For the Fourth of July weekend, employees and volunteers tried some new strategies for cleaning up and they say it made a big difference.

CARBON COUNTY, Pa. — People flocked to Belztville State Park in Carbon County for the holiday weekend, and park officials say big crowds always mean a big mess.

The Fourth of July had Beltzville State Park packed with people and their dumpsters full of garbage.

As always, rangers equipped the park with two additional 30-foot dumpsters for the holiday weekend.

Still, the dumpsters were overflowing.

"This year, we did try something a little bit different. We kept the gates closed so that we could actually get at the trash rather than having people pour in and not being able to collect the trash around them," said Park Ranger Alma Holmes.

Holmes says around a busy holiday, staff members always come in early along with volunteers to clean before people arrive.

This year they kept the gates closed longer than normal.

They didn't allow cars in the parking lot until nearly 10 a.m. both Saturday and Sunday, giving them a couple of extra hours without visitors.

"To get the cleaning done, to the bags of trash out of here so that people could actually enjoy themselves once they got in here," Holmes said.

Patt Hipp, a Friends of Beltzville volunteer, says she was able to fill six buckets of trash much faster than normal because the gates were closed and describes feeling proud of how clean the park was ahead of the opening on Monday morning.

"Obviously, I would love it if people would clean up after themselves.

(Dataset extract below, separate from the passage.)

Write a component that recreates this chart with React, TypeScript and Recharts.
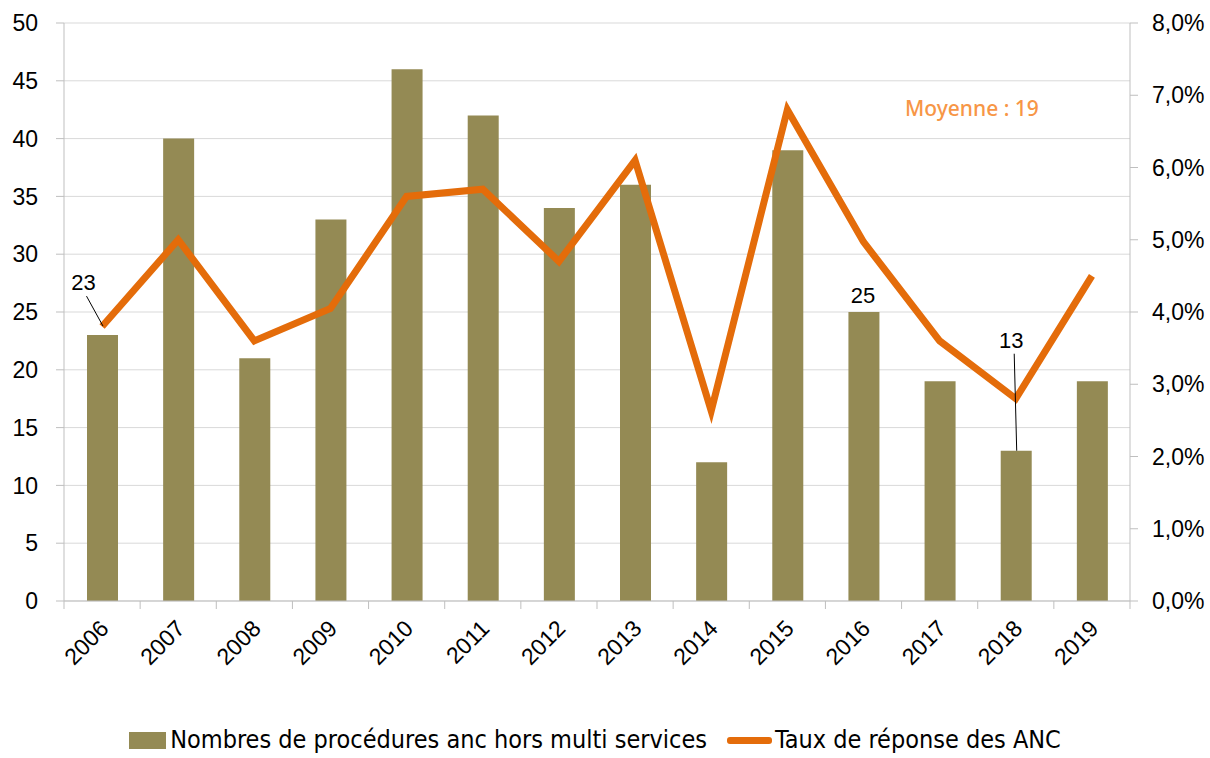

I mean, that's a given, but it is what it is, so to speak, so I'm glad that I'm able to help," Hipp said.

The Friends of Beltzville volunteer group works to maintain the nearly 3,000-acre space year-round.

Several members were helping maintain the park's cleanliness even after opening Monday.

"The best part for me I think is when little kids come up and they look at the little grabbers that we've got, and they're like, you know, 'what are you doing?' and we tell them this is a gift for everybody including the animals. This is their home, so we need to be caretakers," said volunteer Lori Melbard.

Park rangers said the litter problem was about the same as other years but also noted that the park was only allowed to operate at 75 percent capacity, so fewer visitors were responsible for the mess.